### [WHAT NEEDS TO BE DONE]
Restate every line of the material, word for word.

### [RECORDED INFORMATION]
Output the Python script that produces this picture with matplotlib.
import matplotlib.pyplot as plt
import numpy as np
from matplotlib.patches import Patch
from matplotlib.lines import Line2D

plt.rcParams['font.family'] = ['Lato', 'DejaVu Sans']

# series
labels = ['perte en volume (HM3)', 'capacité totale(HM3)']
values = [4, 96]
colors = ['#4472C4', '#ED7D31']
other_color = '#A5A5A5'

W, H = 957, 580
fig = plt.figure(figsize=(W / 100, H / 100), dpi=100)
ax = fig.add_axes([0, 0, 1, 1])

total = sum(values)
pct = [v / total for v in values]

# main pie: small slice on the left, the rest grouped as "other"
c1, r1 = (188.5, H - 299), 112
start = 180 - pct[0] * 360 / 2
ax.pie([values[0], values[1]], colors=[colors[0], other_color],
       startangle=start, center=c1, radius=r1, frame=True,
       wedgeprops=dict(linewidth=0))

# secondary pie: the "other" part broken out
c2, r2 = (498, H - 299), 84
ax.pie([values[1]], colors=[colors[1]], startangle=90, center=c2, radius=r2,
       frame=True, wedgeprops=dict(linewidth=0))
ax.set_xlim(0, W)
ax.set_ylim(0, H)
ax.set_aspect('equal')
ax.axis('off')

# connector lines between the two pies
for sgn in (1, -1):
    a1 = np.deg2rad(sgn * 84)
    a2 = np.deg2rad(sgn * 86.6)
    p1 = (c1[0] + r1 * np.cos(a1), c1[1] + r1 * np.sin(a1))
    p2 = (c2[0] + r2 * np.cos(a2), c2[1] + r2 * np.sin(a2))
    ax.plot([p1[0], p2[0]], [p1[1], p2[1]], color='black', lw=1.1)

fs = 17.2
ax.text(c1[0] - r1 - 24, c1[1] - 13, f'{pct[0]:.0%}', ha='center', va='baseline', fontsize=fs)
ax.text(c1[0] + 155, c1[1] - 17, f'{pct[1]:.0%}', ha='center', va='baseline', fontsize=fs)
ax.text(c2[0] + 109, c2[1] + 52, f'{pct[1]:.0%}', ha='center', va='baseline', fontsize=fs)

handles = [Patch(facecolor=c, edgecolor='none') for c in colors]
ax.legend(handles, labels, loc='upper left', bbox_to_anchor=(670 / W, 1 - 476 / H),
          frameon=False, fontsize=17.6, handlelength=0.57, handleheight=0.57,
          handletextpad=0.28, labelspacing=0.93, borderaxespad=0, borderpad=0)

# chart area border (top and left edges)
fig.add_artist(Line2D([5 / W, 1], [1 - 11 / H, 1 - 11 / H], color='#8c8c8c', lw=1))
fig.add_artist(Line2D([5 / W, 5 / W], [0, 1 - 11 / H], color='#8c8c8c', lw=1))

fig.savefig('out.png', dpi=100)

### [RESPONSE TO THIS EXERCISE]
Output the Python script that produces this picture with matplotlib.
import matplotlib.pyplot as plt
import numpy as np
from matplotlib.patches import Patch
from matplotlib.lines import Line2D

plt.rcParams['font.family'] = ['Lato', 'DejaVu Sans']

# series
labels = ['perte en volume (HM3)', 'capacité totale(HM3)']
values = [4, 96]
colors = ['#4472C4', '#ED7D31']
other_color = '#A5A5A5'

W, H = 957, 580
fig = plt.figure(figsize=(W / 100, H / 100), dpi=100)
ax = fig.add_axes([0, 0, 1, 1])

total = sum(values)
pct = [v / total for v in values]

# main pie: small slice on the left, the rest grouped as "other"
c1, r1 = (188.5, H - 299), 112
start = 180 - pct[0] * 360 / 2
ax.pie([values[0], values[1]], colors=[colors[0], other_color],
       startangle=start, center=c1, radius=r1, frame=True,
       wedgeprops=dict(linewidth=0))

# secondary pie: the "other" part broken out
c2, r2 = (498, H - 299), 84
ax.pie([values[1]], colors=[colors[1]], startangle=90, center=c2, radius=r2,
       frame=True, wedgeprops=dict(linewidth=0))
ax.set_xlim(0, W)
ax.set_ylim(0, H)
ax.set_aspect('equal')
ax.axis('off')

# connector lines between the two pies
for sgn in (1, -1):
    a1 = np.deg2rad(sgn * 84)
    a2 = np.deg2rad(sgn * 86.6)
    p1 = (c1[0] + r1 * np.cos(a1), c1[1] + r1 * np.sin(a1))
    p2 = (c2[0] + r2 * np.cos(a2), c2[1] + r2 * np.sin(a2))
    ax.plot([p1[0], p2[0]], [p1[1], p2[1]], color='black', lw=1.1)

fs = 17.2
ax.text(c1[0] - r1 - 24, c1[1] - 13, f'{pct[0]:.0%}', ha='center', va='baseline', fontsize=fs)
ax.text(c1[0] + 155, c1[1] - 17, f'{pct[1]:.0%}', ha='center', va='baseline', fontsize=fs)
ax.text(c2[0] + 109, c2[1] + 52, f'{pct[1]:.0%}', ha='center', va='baseline', fontsize=fs)

handles = [Patch(facecolor=c, edgecolor='none') for c in colors]
ax.legend(handles, labels, loc='upper left', bbox_to_anchor=(670 / W, 1 - 476 / H),
          frameon=False, fontsize=17.6, handlelength=0.57, handleheight=0.57,
          handletextpad=0.28, labelspacing=0.93, borderaxespad=0, borderpad=0)

# chart area border (top and left edges)
fig.add_artist(Line2D([5 / W, 1], [1 - 11 / H, 1 - 11 / H], color='#8c8c8c', lw=1))
fig.add_artist(Line2D([5 / W, 5 / W], [0, 1 - 11 / H], color='#8c8c8c', lw=1))

fig.savefig('out.png', dpi=100)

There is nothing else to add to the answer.